6. The Silence of the Family

Family members rarely attend the final moments. Tibetan tradition teaches that attachment can bind the soul, delaying its release. Instead, loved ones remain at home, praying for the deceased’s journey. This absence is an act of love, allowing the spirit to depart freely without the weight of grief pulling it back.

7. The Return to the Wind

When the vultures rise in spirals, disappearing into the mountains, it is said the soul has taken flight. The earth is left unmarked, no tombstone, no shrine, only the memory of prayers and the open sky. This final act teaches impermanence: all things pass, and in their passing, they nourish what comes after.

Origins of the Sky-Burial Tradition

The roots of sky-burial reach into both Buddhist doctrine and the harsh geography of the Tibetan Plateau. Influenced by Indian Buddhist texts such as the Bardo Thödol (The Tibetan Book of the Dead), the practice reflects the Buddhist teaching of shunyata, emptiness, and the compassionate act of giving. Archaeological evidence suggests variations of the practice existed as early as the 12th century, though it became codified with the spread of Vajrayana Buddhism.

Practicality also played its part. With permafrost making graves impossible and scarce timber making cremation costly, returning the body to the elements was the most viable option. Over time, practicality intertwined with philosophy, producing a ritual both efficient and deeply sacred.

Knowledge Check

Q1: What is the Tibetan term for sky-burial?
A1: The Tibetan term is jhator, meaning “giving alms to the birds.”

Q2: Why are vultures considered sacred in Tibetan Buddhism?
A2: Vultures are seen as dakinis or sky messengers, carrying the deceased’s remains to the heavens.

Q3: How long is the soul believed to remain in the bardo after death?
A3: Up to 49 days, with rituals performed every seventh day.

Q4: Why do family members often avoid the final sky-burial rites?
A4: To prevent emotional attachment from binding the soul and delaying its journey.

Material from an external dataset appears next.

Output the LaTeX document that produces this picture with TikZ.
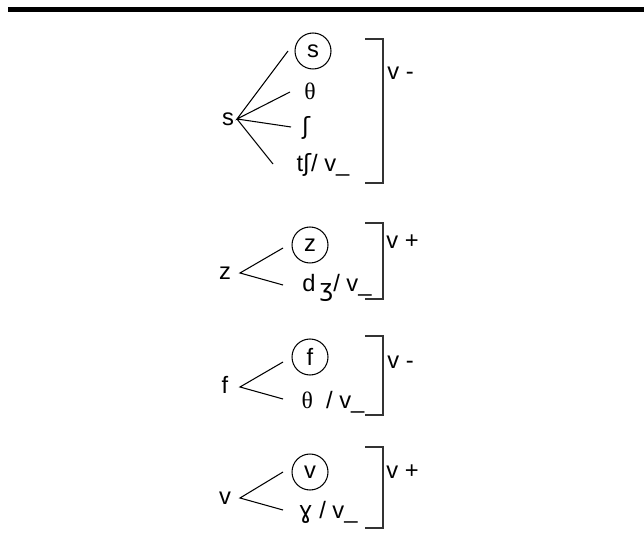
\documentclass[tikz,border=0pt]{standalone}
\usepackage{fontspec}
\setmainfont{Liberation Sans}
\newfontfamily\ipafont{DejaVu Sans}
\newfontfamily\grkfont{Liberation Serif}
\usetikzlibrary{shapes}

\begin{document}
\begin{tikzpicture}[x=0.02cm, y=-0.02cm,
		seg/.style={font=\fontsize{13.5}{16}\selectfont, inner sep=0pt},
		circ/.style={seg, circle, draw, line width=0.6pt, minimum size=0.72cm},
		branch/.style={line width=0.6pt},
		brack/.style={line width=0.9pt, color=color2}]
				\definecolor{color1}{gray}{0.}
				\definecolor{color2}{gray}{0.2}
				\useasboundingbox (0,0) rectangle (644,546);
				\fill[color1] (8,7) rectangle (644,12.5);
				%% Group s ------
				\node[seg] (s) at (228,119) {s};
				\coordinate (sv) at (237,119);
				\coordinate (sa) at (288,51);
				\coordinate (sb) at (290,92);
				\coordinate (sc) at (291,127);
				\coordinate (sd) at (273,164);
				\node[circ] (s1) at (313,51) {s};
				\node[seg] (s2) at (310,91) {\grkfont θ};
				\node[seg] (s3) at (306,128) {\ipafont ʃ};
				\node[seg] (s4) at (323,165) {t{\ipafont ʃ}/ v\_};
				\coordinate (sbt) at (383,39);
				\coordinate (sbb) at (383,183);
				\node[seg, anchor=west] (sf) at (387,73) {v -};
				\draw[branch] (sa) -- (sv) -- (sb) (sv) -- (sc) (sv) -- (sd);
				\draw[brack] ([xshift=-10]sbt) -- (sbt) -- (sbb) -- ([xshift=-10]sbb);
				%% Group z ------
				\node[seg] (z) at (225,273) {z};
				\coordinate (zv) at (240,273);
				\coordinate (za) at (283,248);
				\coordinate (zb) at (283,285);
				\node[circ] (z1) at (310,245) {z};
				\node[seg] (z2) at (337,288) {d\,\raisebox{-3pt}{\ipafont ʒ}/ v\_};
				\coordinate (zbt) at (383,223);
				\coordinate (zbb) at (383,299);
				\node[seg, anchor=west] (zf) at (386,242) {v +};
				\draw[branch] (za) -- (zv) -- (zb);
				\draw[brack] ([xshift=-10]zbt) -- (zbt) -- (zbb) -- ([xshift=-10]zbb);
				%% Group f ------
				\node[seg] (f) at (225,385) {f};
				\coordinate (fv) at (240,387);
				\coordinate (fa) at (283,362);
				\coordinate (fb) at (283,399);
				\node[circ] (f1) at (310,357) {f};
				\node[seg] (f2) at (333,402) {{\grkfont θ}\ \ / v\_};
				\coordinate (fbt) at (383,336);
				\coordinate (fbb) at (383,415);
				\node[seg, anchor=west] (ff) at (387,362) {v -};
				\draw[branch] (fa) -- (fv) -- (fb);
				\draw[brack] ([xshift=-10]fbt) -- (fbt) -- (fbb) -- ([xshift=-10]fbb);
				%% Group v ------
				\node[seg] (v) at (225,498) {v};
				\coordinate (vv) at (240,498);
				\coordinate (va) at (283,472);
				\coordinate (vb) at (283,510);
				\node[circ] (v1) at (310,472) {v};
				\node[seg] (v2) at (328,512) {{\ipafont ɣ} / v\_};
				\coordinate (vbt) at (383,447);
				\coordinate (vbb) at (383,528);
				\node[seg, anchor=west] (vf) at (386,472) {v +};
				\draw[branch] (va) -- (vv) -- (vb);
				\draw[brack] ([xshift=-10]vbt) -- (vbt) -- (vbb) -- ([xshift=-10]vbb);
			\end{tikzpicture}
\end{document}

Q5: What practical reasons contributed to the rise of sky-burials in Tibet?
A5: Scarcity of wood for cremation and frozen ground making burials difficult.

Q6: What is the spiritual significance if vultures refuse to eat the body?
A6: It is considered a bad omen, suggesting the deceased may have lived an unvirtuous life.

Cultural Origin: Tibetan Buddhist tradition, primarily practiced in the Himalayan regions of Tibet, Qinghai, and parts of Bhutan and Nepal.